Medina grew up on a farm in Puebla and came to the States by himself in 1994 at age 17. While living with a friend in Philadelphia, he washed dishes at Spasso in Old City, working his way up to chef. That is where he and Mata — then a bartender — met. Medina and business partner Claudio Sandolo opened the Media location of Spasso in 2012, and six years later opened Agave Mexican Cuisine in Chadds Ford. In 2020, Medina and Mata opened La Catrina next to Spasso in Media.
“I think the food that Frankie cooks is pretty special, so it needs to be in a place where people are open-minded and willing to try new things,” Mata said, adding that they were giving Ramirez creative freedom on the menu.
“To me, Mexican cooking is a lifestyle, not a way to cook,” Ramirez said, explaining that his philosophy is to work with the ingredients he has around, as his mother and grandmother did — and not to rely on foods that had been imported.
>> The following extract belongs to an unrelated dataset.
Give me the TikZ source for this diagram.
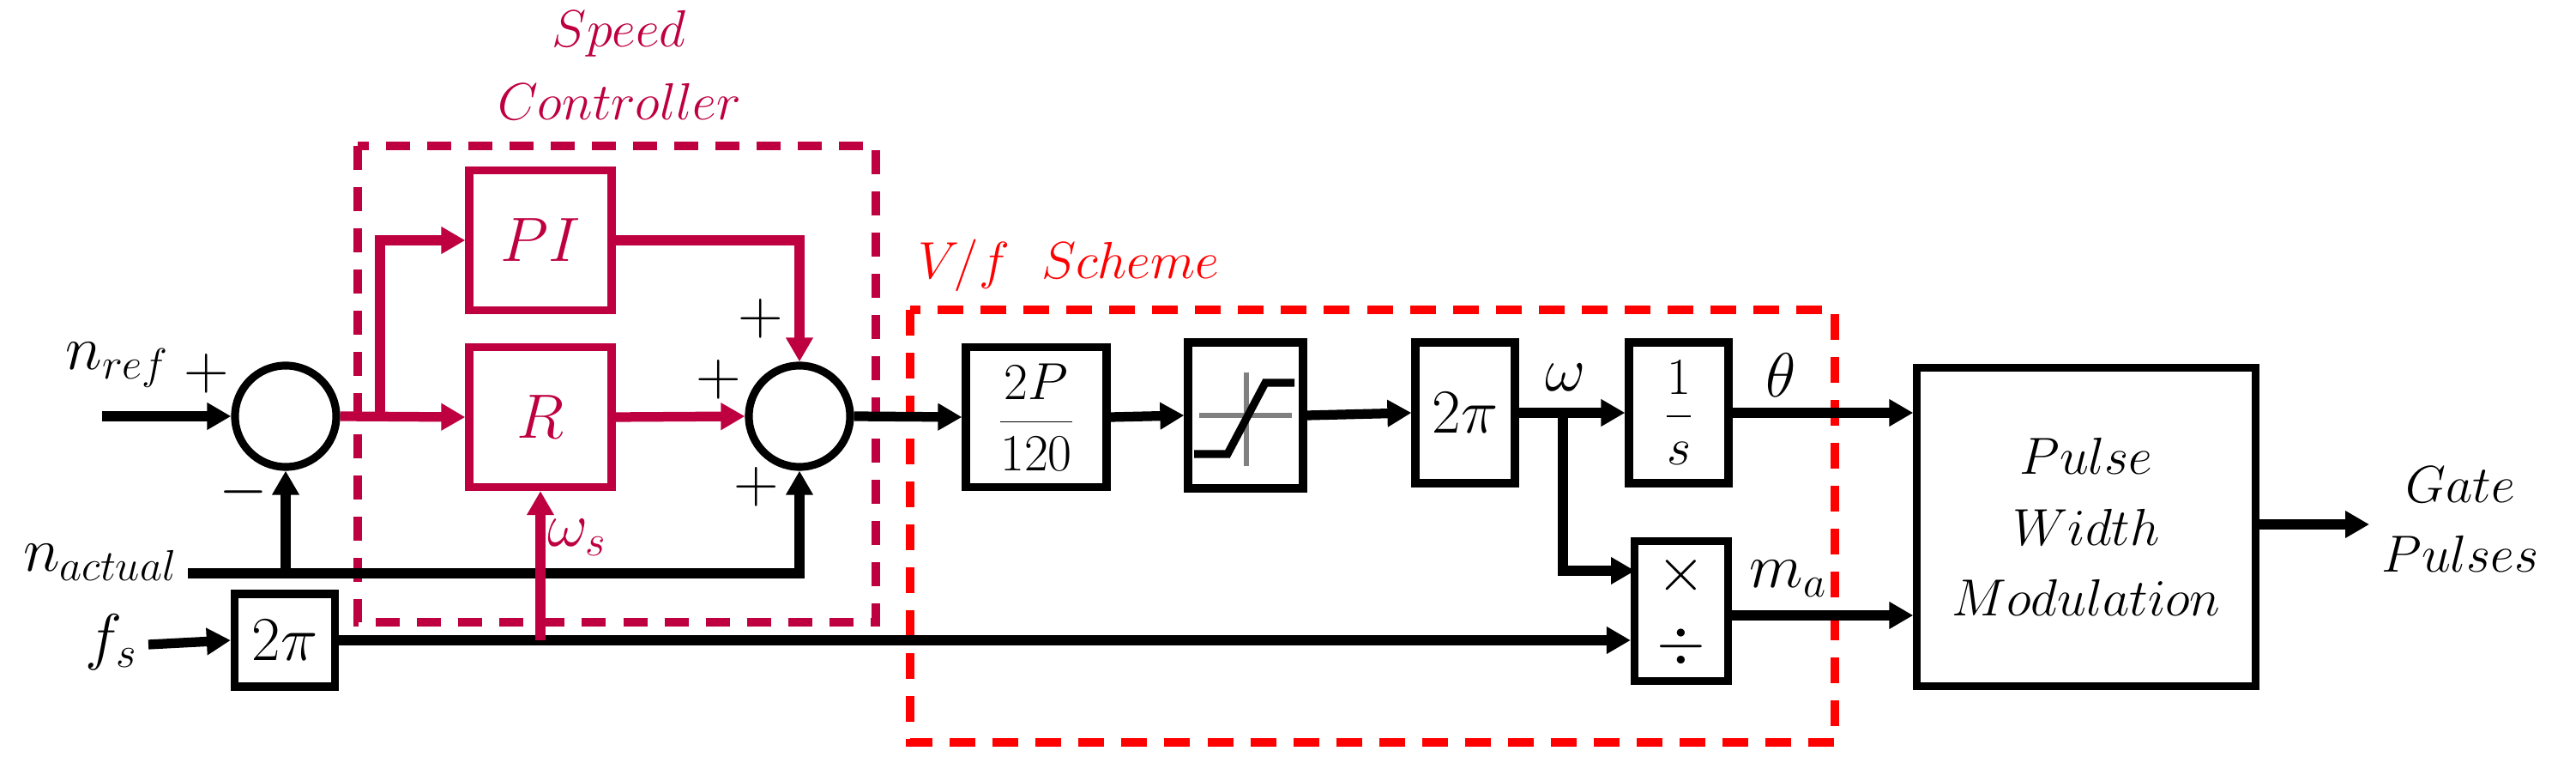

“She would go and get a chicken and a couple of chiles and come out with a salsa [to serve with] the chicken,” Ramirez said of his mother. “That’s what we want to do here — something special. Local farmers. I have this line that I’ve come out with the guys: ‘Old flavors, new hands.’ That means, get new chefs and coach them to be creative and go and search for those flavors that we need.
“In order to make this restaurant work, we have to offer an experience because people had an expectation of Mexican food being, ‘Let’s go out and get margaritas, get drunk and all that.’ We’re going to go on a different road. We want to represent Mexican cuisine in a different way. No more sombreros or piñatas.”